Requirements :: Reproduce the listing below exactly. Pictures do not belong in the copy.

Data provided ::
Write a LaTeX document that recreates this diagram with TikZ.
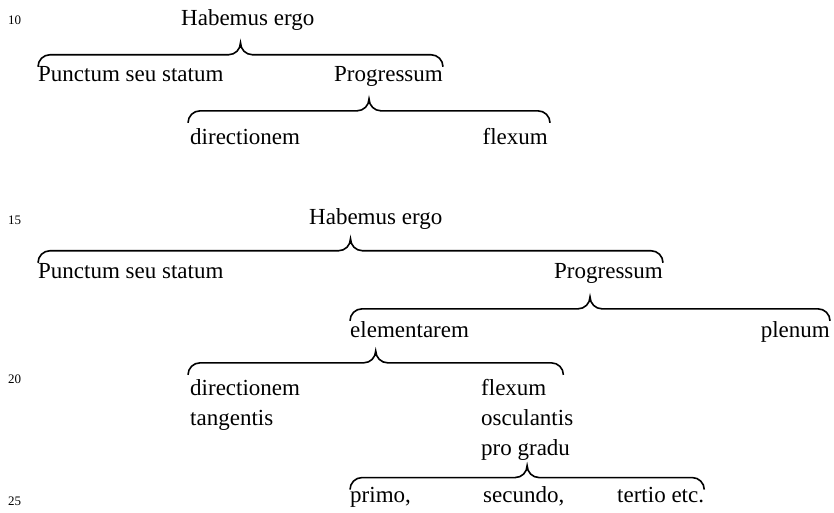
\documentclass[tikz,border=0pt]{standalone}
\usepackage{fontspec}
\setmainfont{Liberation Serif}
\usepackage{tikz}
\usetikzlibrary{positioning,calc}

\begin{document}
\begin{tikzpicture}[
    x=1pt, y=1pt,
    word/.style={inner sep=0pt, anchor=base west, font=\fontsize{23}{30}\selectfont},
    wordr/.style={word, anchor=base east},
    lines/.style={word, align=left},
    lineno/.style={inner sep=0pt, anchor=base west, font=\fontsize{13}{15}\selectfont},
    curly/.style={line width=1.6pt, to path={let \p1=(\tikztostart), \p2=(\tikztotarget) in
        (\tikztostart) arc[start angle=180, end angle=90, radius=12pt]
        -- (\x1/2+\x2/2-12pt, \y1+12pt) arc[start angle=270, end angle=360, radius=12pt]
        arc[start angle=180, end angle=270, radius=12pt]
        -- (\x2-12pt, \y1+12pt) arc[start angle=90, end angle=0, radius=12pt]}}
]
\useasboundingbox (0,0) rectangle (834,-513);

% First scheme
\node[lineno] (no10) at (8,-25) {10};
\node[word] (habA) at (181,-26) {Habemus ergo};
\node[word] (punctA) at (38,-82) {Punctum seu statum};
\node[wordr] (progA) at (443,-82) {Progressum};
\node[word] (dirA) at (190,-145) {directionem};
\node[wordr] (flexA) at (548,-145) {flexum};

\draw[curly] (punctA.north west) to (progA.north east |- punctA.north west);
\draw[curly] ([shift={(-2pt,6pt)}]dirA.north west) to ([shift={(2pt,6pt)}]flexA.north east |- dirA.north west);

% Second scheme
\node[lineno] (no15) at (8,-224) {15};
\node[word] (habB) at (309,-224) {Habemus ergo};
\node[word] (punctB) at (38,-278) {Punctum seu statum};
\node[wordr] (progB) at (663,-278) {Progressum};
\node[word] (elem) at (350,-337) {elementarem};
\node[wordr] (plen) at (830,-337) {plenum};

\node[lineno] (no20) at (8,-383) {20};
\node[lines] (dirB) at (190,-425) {directionem\\tangentis};
\node[lines] (flexB) at (481,-455) {flexum\\osculantis\\pro gradu};

\node[lineno] (no25) at (8,-505) {25};
\node[word] (primo) at (350,-502) {primo,};
\node[word] (secundo) at (483,-502) {secundo,};
\node[word] (tertio) at (617,-502) {tertio etc.};

\draw[curly] (punctB.north west) to (progB.north east |- punctB.north west);
\draw[curly] (elem.north west) to (plen.north east |- elem.north west);
\draw[curly] ([shift={(-2pt,4pt)}]dirB.north west) to ([shift={(-10pt,4pt)}]flexB.north east |- dirB.north west);
\draw[curly] ([yshift=-3pt]primo.north west) to ([yshift=-3pt]tertio.north east |- primo.north west);

\end{tikzpicture}
\end{document}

Reply ::
Write a LaTeX document that recreates this diagram with TikZ.
\documentclass[tikz,border=0pt]{standalone}
\usepackage{fontspec}
\setmainfont{Liberation Serif}
\usepackage{tikz}
\usetikzlibrary{positioning,calc}

\begin{document}
\begin{tikzpicture}[
    x=1pt, y=1pt,
    word/.style={inner sep=0pt, anchor=base west, font=\fontsize{23}{30}\selectfont},
    wordr/.style={word, anchor=base east},
    lines/.style={word, align=left},
    lineno/.style={inner sep=0pt, anchor=base west, font=\fontsize{13}{15}\selectfont},
    curly/.style={line width=1.6pt, to path={let \p1=(\tikztostart), \p2=(\tikztotarget) in
        (\tikztostart) arc[start angle=180, end angle=90, radius=12pt]
        -- (\x1/2+\x2/2-12pt, \y1+12pt) arc[start angle=270, end angle=360, radius=12pt]
        arc[start angle=180, end angle=270, radius=12pt]
        -- (\x2-12pt, \y1+12pt) arc[start angle=90, end angle=0, radius=12pt]}}
]
\useasboundingbox (0,0) rectangle (834,-513);

% First scheme
\node[lineno] (no10) at (8,-25) {10};
\node[word] (habA) at (181,-26) {Habemus ergo};
\node[word] (punctA) at (38,-82) {Punctum seu statum};
\node[wordr] (progA) at (443,-82) {Progressum};
\node[word] (dirA) at (190,-145) {directionem};
\node[wordr] (flexA) at (548,-145) {flexum};

\draw[curly] (punctA.north west) to (progA.north east |- punctA.north west);
\draw[curly] ([shift={(-2pt,6pt)}]dirA.north west) to ([shift={(2pt,6pt)}]flexA.north east |- dirA.north west);

% Second scheme
\node[lineno] (no15) at (8,-224) {15};
\node[word] (habB) at (309,-224) {Habemus ergo};
\node[word] (punctB) at (38,-278) {Punctum seu statum};
\node[wordr] (progB) at (663,-278) {Progressum};
\node[word] (elem) at (350,-337) {elementarem};
\node[wordr] (plen) at (830,-337) {plenum};

\node[lineno] (no20) at (8,-383) {20};
\node[lines] (dirB) at (190,-425) {directionem\\tangentis};
\node[lines] (flexB) at (481,-455) {flexum\\osculantis\\pro gradu};

\node[lineno] (no25) at (8,-505) {25};
\node[word] (primo) at (350,-502) {primo,};
\node[word] (secundo) at (483,-502) {secundo,};
\node[word] (tertio) at (617,-502) {tertio etc.};

\draw[curly] (punctB.north west) to (progB.north east |- punctB.north west);
\draw[curly] (elem.north west) to (plen.north east |- elem.north west);
\draw[curly] ([shift={(-2pt,4pt)}]dirB.north west) to ([shift={(-10pt,4pt)}]flexB.north east |- dirB.north west);
\draw[curly] ([yshift=-3pt]primo.north west) to ([yshift=-3pt]tertio.north east |- primo.north west);

\end{tikzpicture}
\end{document}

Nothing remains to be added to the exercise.